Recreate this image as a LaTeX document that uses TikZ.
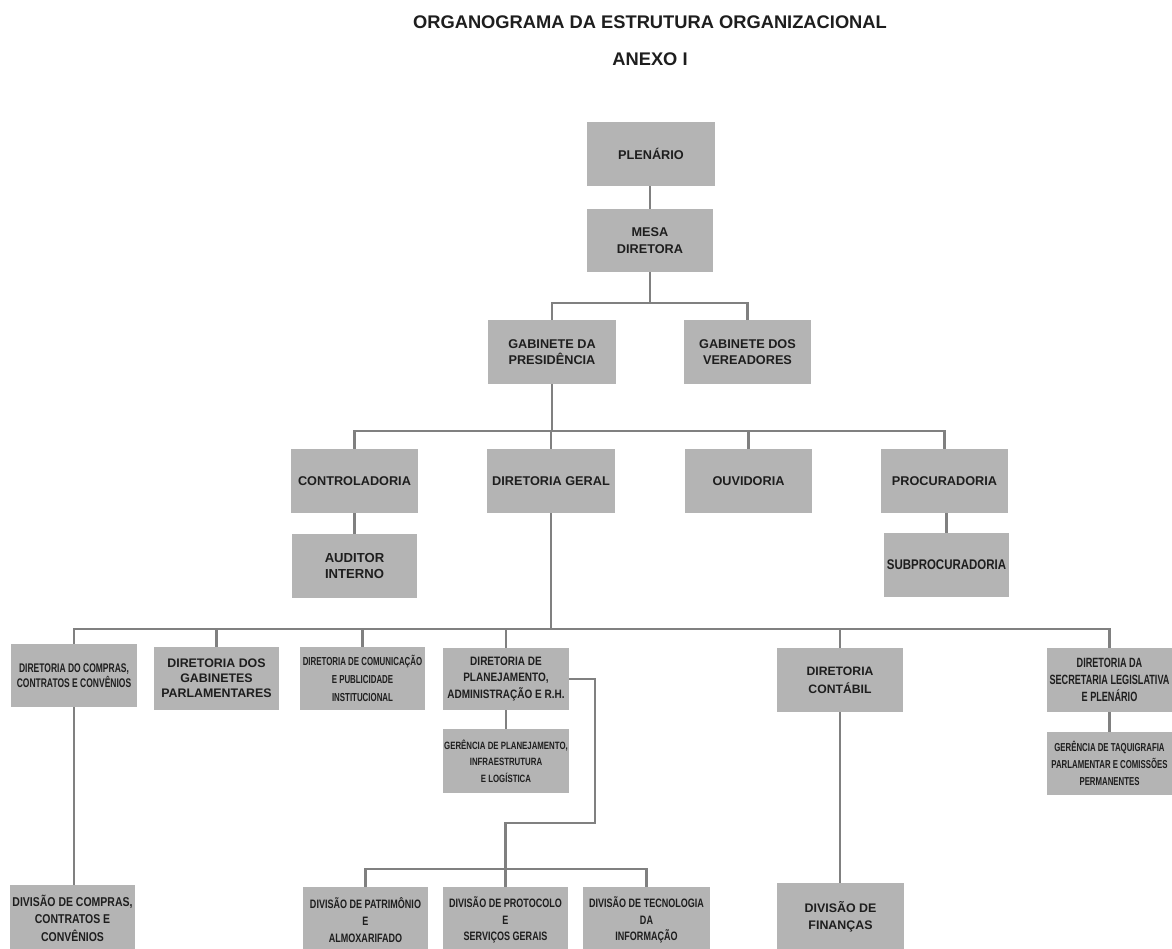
\documentclass[tikz,border=0pt]{standalone}
\usepackage{fontspec}
\setmainfont{Liberation Sans}
\newfontfamily\cnA[FakeStretch=0.68]{Liberation Sans}
\newfontfamily\cnB[FakeStretch=0.74]{Liberation Sans}
\newfontfamily\cnC[FakeStretch=0.82]{Liberation Sans}
\newcommand\fsz[2]{\fontsize{#1}{#2}\selectfont}
\definecolor{boxgray}{RGB}{180,180,180}
\definecolor{linegray}{RGB}{128,128,128}
\definecolor{txtgray}{RGB}{30,30,30}
\begin{document}
\begin{tikzpicture}[x=1pt,y=-1pt,
  box/.style={fill=boxgray, inner sep=0pt, align=center, text=txtgray},
  wh/.style 2 args={minimum width=#1pt, minimum height=#2pt},
  reg/.style={font=\bfseries\fsz{12.7}{16.7}},
  conn/.style={draw=linegray, line width=2.4pt},
  ttl/.style={font=\bfseries\fsz{18.3}{22}, text=txtgray, inner sep=0pt}]
\useasboundingbox (0,0) rectangle (1172,949);
\clip (0,0) rectangle (1172,949);
\fill[white] (0,0) rectangle (1172,949);

\node[ttl] (title) at (650,22) {ORGANOGRAMA DA ESTRUTURA ORGANIZACIONAL};
\node[ttl] (anexo) at (650,59) {ANEXO I};

\node[box,reg,wh={128}{64}] (plen) at (651,154) {PLENÁRIO};
\node[box,reg,wh={126}{63}] (mesa) at (650,240.5) {MESA\\DIRETORA};
\node[box,reg,wh={128}{64}] (gabpres) at (552,352) {GABINETE DA\\PRESIDÊNCIA};
\node[box,reg,wh={127}{64}] (gabver) at (747.5,352) {GABINETE DOS\\VEREADORES};

\node[box,reg,wh={127}{64}] (contr) at (354.5,481) {CONTROLADORIA};
\node[box,reg,wh={128}{64}] (dirger) at (551,481) {DIRETORIA GERAL};
\node[box,reg,wh={127}{64}] (ouv) at (748.5,481) {OUVIDORIA};
\node[box,reg,wh={127}{64}] (procu) at (944.5,481) {PROCURADORIA};
\node[box,font=\bfseries\fsz{13.1}{16.7},wh={125}{64}] (audit) at (354.5,566) {AUDITOR\\INTERNO};
\node[box,font=\bfseries\cnC\fsz{14}{16.7},wh={125}{64}] (subpr) at (946.5,565) {SUBPROCURADORIA};

\node[box,font=\bfseries\cnA\fsz{12.5}{15.5},wh={126}{63}] (dcomp) at (74,675.5) {DIRETORIA DO COMPRAS,\\CONTRATOS E CONVÊNIOS};
\node[box,font=\bfseries\fsz{12.4}{15},wh={125}{63}] (dgab) at (216.5,678.5) {DIRETORIA DOS\\GABINETES\\PARLAMENTARES};
\node[box,font=\bfseries\cnA\fsz{11.6}{18}, wh={125}{63}] (dcom) at (362.5,678.5) {DIRETORIA DE COMUNICAÇÃO\\E PUBLICIDADE\\INSTITUCIONAL};
\node[box,font=\bfseries\cnC\fsz{12.2}{16.7}, wh={126}{62}] (dplan) at (506,679) {DIRETORIA DE\\PLANEJAMENTO,\\ADMINISTRAÇÃO E R.H.};
\node[box,font=\bfseries\fsz{12.2}{17.7}, wh={126}{64}] (dcont) at (840,680) {DIRETORIA\\CONTÁBIL};
\node[box,font=\bfseries\cnA\fsz{13.4}{17}, wh={125}{64}] (dsec) at (1109.5,680) {DIRETORIA DA\\SECRETARIA LEGISLATIVA\\E PLENÁRIO};

\node[box,font=\bfseries\cnB\fsz{10.6}{16.7}, wh={126}{64}] (gplan) at (506,761) {GERÊNCIA DE PLANEJAMENTO,\\INFRAESTRUTURA\\E LOGÍSTICA};
\node[box,font=\bfseries\cnA\fsz{11.5}{17.3}, wh={125}{63}] (gtaq) at (1109.5,763.5) {GERÊNCIA DE TAQUIGRAFIA\\PARLAMENTAR E COMISSÕES\\PERMANENTES};

\node[box,font=\bfseries\cnC\fsz{12.8}{17.5}, wh={125}{66}] (divcomp) at (72.5,918) {DIVISÃO DE COMPRAS,\\CONTRATOS E\\CONVÊNIOS};
\node[box,font=\bfseries\cnB\fsz{12.2}{16.7}, wh={125}{66}] (divpat) at (365.5,920) {DIVISÃO DE PATRIMÔNIO\\E\\ALMOXARIFADO};
\node[box,font=\bfseries\cnB\fsz{12.2}{16.7}, wh={125}{66}] (divprot) at (505.5,920) {DIVISÃO DE PROTOCOLO\\E\\SERVIÇOS GERAIS};
\node[box,font=\bfseries\cnB\fsz{12.2}{16.7}, wh={127}{66}] (divtec) at (646.5,920) {DIVISÃO DE TECNOLOGIA\\DA\\INFORMAÇÃO};
\node[box,font=\bfseries\fsz{12.4}{16.7}, wh={127}{68}] (divfin) at (840.5,917) {DIVISÃO DE\\FINANÇAS};

\coordinate (b1) at (0,303);
\coordinate (b2) at (0,431);
\coordinate (b3) at (0,629);
\coordinate (b4) at (0,869);
\coordinate (loopx) at (595,823);

\draw[conn] (mesa.north |- plen.south) -- (mesa.north);
\draw[conn] (mesa.south) -- (mesa.south |- b1);
\draw[conn] (gabpres.north) |- (gabver.north |- b1) -- (gabver.north);
\draw[conn] (gabpres.south) -- (gabpres.south |- b2);
\draw[conn] (contr.north) |- (procu.north |- b2) -- (procu.north);
\draw[conn] (dirger.north) -- (dirger.north |- b2);
\draw[conn] (ouv.north) -- (ouv.north |- b2);
\draw[conn] (contr.south) -- (audit.north);
\draw[conn] (subpr.north |- procu.south) -- (subpr.north);
\draw[conn] (dirger.south) -- (dirger.south |- b3);
\draw[conn] (dcomp.north) |- (dsec.north |- b3) -- (dsec.north);
\draw[conn] (dgab.north) -- (dgab.north |- b3);
\draw[conn] (dcom.north) -- (dcom.north |- b3);
\draw[conn] (dplan.north) -- (dplan.north |- b3);
\draw[conn] (dcont.north) -- (dcont.north |- b3);
\draw[conn] (dcomp.south) -- (dcomp.south |- divcomp.north);
\draw[conn] (dplan.south) -- (gplan.north);
\draw[conn] (dsec.south) -- (gtaq.north);
\draw[conn] (dcont.south) -- (dcont.south |- divfin.north);
\draw[conn] (dplan.east) -| (loopx) -| (divprot.north |- b4) -- (divprot.north);
\draw[conn] (divpat.north) |- (divtec.north |- b4) -- (divtec.north);
\end{tikzpicture}
\end{document}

━━━━━━

→ Problem to solve: Without the pictures, print the whole listing exactly as given.

→ Output for this exercise:
Recreate this image as a LaTeX document that uses TikZ.
\documentclass[tikz,border=0pt]{standalone}
\usepackage{fontspec}
\setmainfont{Liberation Sans}
\newfontfamily\cnA[FakeStretch=0.68]{Liberation Sans}
\newfontfamily\cnB[FakeStretch=0.74]{Liberation Sans}
\newfontfamily\cnC[FakeStretch=0.82]{Liberation Sans}
\newcommand\fsz[2]{\fontsize{#1}{#2}\selectfont}
\definecolor{boxgray}{RGB}{180,180,180}
\definecolor{linegray}{RGB}{128,128,128}
\definecolor{txtgray}{RGB}{30,30,30}
\begin{document}
\begin{tikzpicture}[x=1pt,y=-1pt,
  box/.style={fill=boxgray, inner sep=0pt, align=center, text=txtgray},
  wh/.style 2 args={minimum width=#1pt, minimum height=#2pt},
  reg/.style={font=\bfseries\fsz{12.7}{16.7}},
  conn/.style={draw=linegray, line width=2.4pt},
  ttl/.style={font=\bfseries\fsz{18.3}{22}, text=txtgray, inner sep=0pt}]
\useasboundingbox (0,0) rectangle (1172,949);
\clip (0,0) rectangle (1172,949);
\fill[white] (0,0) rectangle (1172,949);

\node[ttl] (title) at (650,22) {ORGANOGRAMA DA ESTRUTURA ORGANIZACIONAL};
\node[ttl] (anexo) at (650,59) {ANEXO I};

\node[box,reg,wh={128}{64}] (plen) at (651,154) {PLENÁRIO};
\node[box,reg,wh={126}{63}] (mesa) at (650,240.5) {MESA\\DIRETORA};
\node[box,reg,wh={128}{64}] (gabpres) at (552,352) {GABINETE DA\\PRESIDÊNCIA};
\node[box,reg,wh={127}{64}] (gabver) at (747.5,352) {GABINETE DOS\\VEREADORES};

\node[box,reg,wh={127}{64}] (contr) at (354.5,481) {CONTROLADORIA};
\node[box,reg,wh={128}{64}] (dirger) at (551,481) {DIRETORIA GERAL};
\node[box,reg,wh={127}{64}] (ouv) at (748.5,481) {OUVIDORIA};
\node[box,reg,wh={127}{64}] (procu) at (944.5,481) {PROCURADORIA};
\node[box,font=\bfseries\fsz{13.1}{16.7},wh={125}{64}] (audit) at (354.5,566) {AUDITOR\\INTERNO};
\node[box,font=\bfseries\cnC\fsz{14}{16.7},wh={125}{64}] (subpr) at (946.5,565) {SUBPROCURADORIA};

\node[box,font=\bfseries\cnA\fsz{12.5}{15.5},wh={126}{63}] (dcomp) at (74,675.5) {DIRETORIA DO COMPRAS,\\CONTRATOS E CONVÊNIOS};
\node[box,font=\bfseries\fsz{12.4}{15},wh={125}{63}] (dgab) at (216.5,678.5) {DIRETORIA DOS\\GABINETES\\PARLAMENTARES};
\node[box,font=\bfseries\cnA\fsz{11.6}{18}, wh={125}{63}] (dcom) at (362.5,678.5) {DIRETORIA DE COMUNICAÇÃO\\E PUBLICIDADE\\INSTITUCIONAL};
\node[box,font=\bfseries\cnC\fsz{12.2}{16.7}, wh={126}{62}] (dplan) at (506,679) {DIRETORIA DE\\PLANEJAMENTO,\\ADMINISTRAÇÃO E R.H.};
\node[box,font=\bfseries\fsz{12.2}{17.7}, wh={126}{64}] (dcont) at (840,680) {DIRETORIA\\CONTÁBIL};
\node[box,font=\bfseries\cnA\fsz{13.4}{17}, wh={125}{64}] (dsec) at (1109.5,680) {DIRETORIA DA\\SECRETARIA LEGISLATIVA\\E PLENÁRIO};

\node[box,font=\bfseries\cnB\fsz{10.6}{16.7}, wh={126}{64}] (gplan) at (506,761) {GERÊNCIA DE PLANEJAMENTO,\\INFRAESTRUTURA\\E LOGÍSTICA};
\node[box,font=\bfseries\cnA\fsz{11.5}{17.3}, wh={125}{63}] (gtaq) at (1109.5,763.5) {GERÊNCIA DE TAQUIGRAFIA\\PARLAMENTAR E COMISSÕES\\PERMANENTES};

\node[box,font=\bfseries\cnC\fsz{12.8}{17.5}, wh={125}{66}] (divcomp) at (72.5,918) {DIVISÃO DE COMPRAS,\\CONTRATOS E\\CONVÊNIOS};
\node[box,font=\bfseries\cnB\fsz{12.2}{16.7}, wh={125}{66}] (divpat) at (365.5,920) {DIVISÃO DE PATRIMÔNIO\\E\\ALMOXARIFADO};
\node[box,font=\bfseries\cnB\fsz{12.2}{16.7}, wh={125}{66}] (divprot) at (505.5,920) {DIVISÃO DE PROTOCOLO\\E\\SERVIÇOS GERAIS};
\node[box,font=\bfseries\cnB\fsz{12.2}{16.7}, wh={127}{66}] (divtec) at (646.5,920) {DIVISÃO DE TECNOLOGIA\\DA\\INFORMAÇÃO};
\node[box,font=\bfseries\fsz{12.4}{16.7}, wh={127}{68}] (divfin) at (840.5,917) {DIVISÃO DE\\FINANÇAS};

\coordinate (b1) at (0,303);
\coordinate (b2) at (0,431);
\coordinate (b3) at (0,629);
\coordinate (b4) at (0,869);
\coordinate (loopx) at (595,823);

\draw[conn] (mesa.north |- plen.south) -- (mesa.north);
\draw[conn] (mesa.south) -- (mesa.south |- b1);
\draw[conn] (gabpres.north) |- (gabver.north |- b1) -- (gabver.north);
\draw[conn] (gabpres.south) -- (gabpres.south |- b2);
\draw[conn] (contr.north) |- (procu.north |- b2) -- (procu.north);
\draw[conn] (dirger.north) -- (dirger.north |- b2);
\draw[conn] (ouv.north) -- (ouv.north |- b2);
\draw[conn] (contr.south) -- (audit.north);
\draw[conn] (subpr.north |- procu.south) -- (subpr.north);
\draw[conn] (dirger.south) -- (dirger.south |- b3);
\draw[conn] (dcomp.north) |- (dsec.north |- b3) -- (dsec.north);
\draw[conn] (dgab.north) -- (dgab.north |- b3);
\draw[conn] (dcom.north) -- (dcom.north |- b3);
\draw[conn] (dplan.north) -- (dplan.north |- b3);
\draw[conn] (dcont.north) -- (dcont.north |- b3);
\draw[conn] (dcomp.south) -- (dcomp.south |- divcomp.north);
\draw[conn] (dplan.south) -- (gplan.north);
\draw[conn] (dsec.south) -- (gtaq.north);
\draw[conn] (dcont.south) -- (dcont.south |- divfin.north);
\draw[conn] (dplan.east) -| (loopx) -| (divprot.north |- b4) -- (divprot.north);
\draw[conn] (divpat.north) |- (divtec.north |- b4) -- (divtec.north);
\end{tikzpicture}
\end{document}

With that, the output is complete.